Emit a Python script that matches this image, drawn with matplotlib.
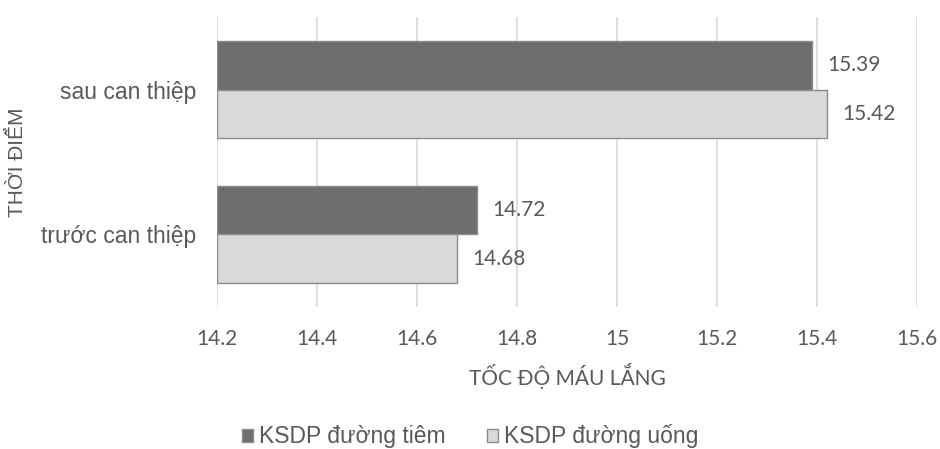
import numpy as np
import matplotlib.pyplot as plt
from matplotlib.patches import Patch

# toc do mau lang truoc / sau can thiep
categories = ['trước can thiệp', 'sau can thiệp']
series_names = ['KSDP đường tiêm', 'KSDP đường uống']
tiem = [14.72, 15.39]
uong = [14.68, 15.42]
xticks = [14.2, 14.4, 14.6, 14.8, 15.0, 15.2, 15.4, 15.6]
xtick_labels = ['14.2', '14.4', '14.6', '14.8', '15', '15.2', '15.4', '15.6']

txt = '#595959'
narrow = ['Lato', 'DejaVu Sans']
arial = ['Liberation Sans', 'DejaVu Sans']

fig = plt.figure(figsize=(9.4, 4.49), dpi=100)
ax = fig.add_axes([0.2309, 0.3163, 0.7446, 0.6458])

y = np.arange(len(categories))
h = 0.335
base = 14.2

bars_t = ax.barh(y + h / 2, np.array(tiem) - base, height=h, left=base,
                 color='#6d6d6d', edgecolor='#8c8c8c', linewidth=1, zorder=3)
bars_u = ax.barh(y - h / 2, np.array(uong) - base, height=h, left=base,
                 color='#d9d9d9', edgecolor='#8c8c8c', linewidth=1, zorder=3)

# value labels just right of each bar
for bars, vals in [(bars_t, tiem), (bars_u, uong)]:
    for b, v in zip(bars, vals):
        ax.annotate(f'{v:.2f}', (v, b.get_y() + b.get_height() / 2),
                    xytext=(15, 0), textcoords='offset pixels',
                    va='center', ha='left', fontsize=15, color=txt, family=narrow)

ax.set_xlim(14.2, 15.6)
ax.set_ylim(-0.5, 1.5)
ax.set_xticks(xticks)
ax.set_xticklabels(xtick_labels, family=narrow, fontsize=15, color=txt)
ax.set_yticks(y)
ax.set_yticklabels(categories, family=arial, fontsize=16.5, color=txt)
ax.tick_params(axis='x', length=0, pad=16)
ax.tick_params(axis='y', length=0, pad=15)

ax.grid(axis='x', color='#d9d9d9', linewidth=1.2, zorder=0)
for s in ax.spines.values():
    s.set_visible(False)

ax.set_xlabel('TỐC ĐỘ MÁU LẮNG', family=narrow, fontsize=15, color=txt, labelpad=10)
fig.text(0.019, 0.3163 + 0.6458 / 2, 'THỜI ĐIỂM', rotation=90, va='center', ha='center',
         family=arial, fontsize=15, color=txt)

handles = [Patch(facecolor='#6d6d6d', edgecolor='#8c8c8c'),
           Patch(facecolor='#d9d9d9', edgecolor='#8c8c8c')]
leg = fig.legend(handles, series_names, loc='center', bbox_to_anchor=(0.5, 0.028),
                 ncol=2, frameon=False, handlelength=0.5, handleheight=0.5,
                 handletextpad=0.25, columnspacing=1.8,
                 prop={'family': arial, 'size': 16.5})
for t in leg.get_texts():
    t.set_color(txt)

fig.savefig('out.png', dpi=100)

EXERCISE GOAL: Leave out the pictures. Transcribe only the lines above, from the first through the one that contains "family=arial, fontsize=15, color=txt)".

SOLUTION TO THE PROBLEM:
Emit a Python script that matches this image, drawn with matplotlib.
import numpy as np
import matplotlib.pyplot as plt
from matplotlib.patches import Patch

# toc do mau lang truoc / sau can thiep
categories = ['trước can thiệp', 'sau can thiệp']
series_names = ['KSDP đường tiêm', 'KSDP đường uống']
tiem = [14.72, 15.39]
uong = [14.68, 15.42]
xticks = [14.2, 14.4, 14.6, 14.8, 15.0, 15.2, 15.4, 15.6]
xtick_labels = ['14.2', '14.4', '14.6', '14.8', '15', '15.2', '15.4', '15.6']

txt = '#595959'
narrow = ['Lato', 'DejaVu Sans']
arial = ['Liberation Sans', 'DejaVu Sans']

fig = plt.figure(figsize=(9.4, 4.49), dpi=100)
ax = fig.add_axes([0.2309, 0.3163, 0.7446, 0.6458])

y = np.arange(len(categories))
h = 0.335
base = 14.2

bars_t = ax.barh(y + h / 2, np.array(tiem) - base, height=h, left=base,
                 color='#6d6d6d', edgecolor='#8c8c8c', linewidth=1, zorder=3)
bars_u = ax.barh(y - h / 2, np.array(uong) - base, height=h, left=base,
                 color='#d9d9d9', edgecolor='#8c8c8c', linewidth=1, zorder=3)

# value labels just right of each bar
for bars, vals in [(bars_t, tiem), (bars_u, uong)]:
    for b, v in zip(bars, vals):
        ax.annotate(f'{v:.2f}', (v, b.get_y() + b.get_height() / 2),
                    xytext=(15, 0), textcoords='offset pixels',
                    va='center', ha='left', fontsize=15, color=txt, family=narrow)

ax.set_xlim(14.2, 15.6)
ax.set_ylim(-0.5, 1.5)
ax.set_xticks(xticks)
ax.set_xticklabels(xtick_labels, family=narrow, fontsize=15, color=txt)
ax.set_yticks(y)
ax.set_yticklabels(categories, family=arial, fontsize=16.5, color=txt)
ax.tick_params(axis='x', length=0, pad=16)
ax.tick_params(axis='y', length=0, pad=15)

ax.grid(axis='x', color='#d9d9d9', linewidth=1.2, zorder=0)
for s in ax.spines.values():
    s.set_visible(False)

ax.set_xlabel('TỐC ĐỘ MÁU LẮNG', family=narrow, fontsize=15, color=txt, labelpad=10)
fig.text(0.019, 0.3163 + 0.6458 / 2, 'THỜI ĐIỂM', rotation=90, va='center', ha='center',
         family=arial, fontsize=15, color=txt)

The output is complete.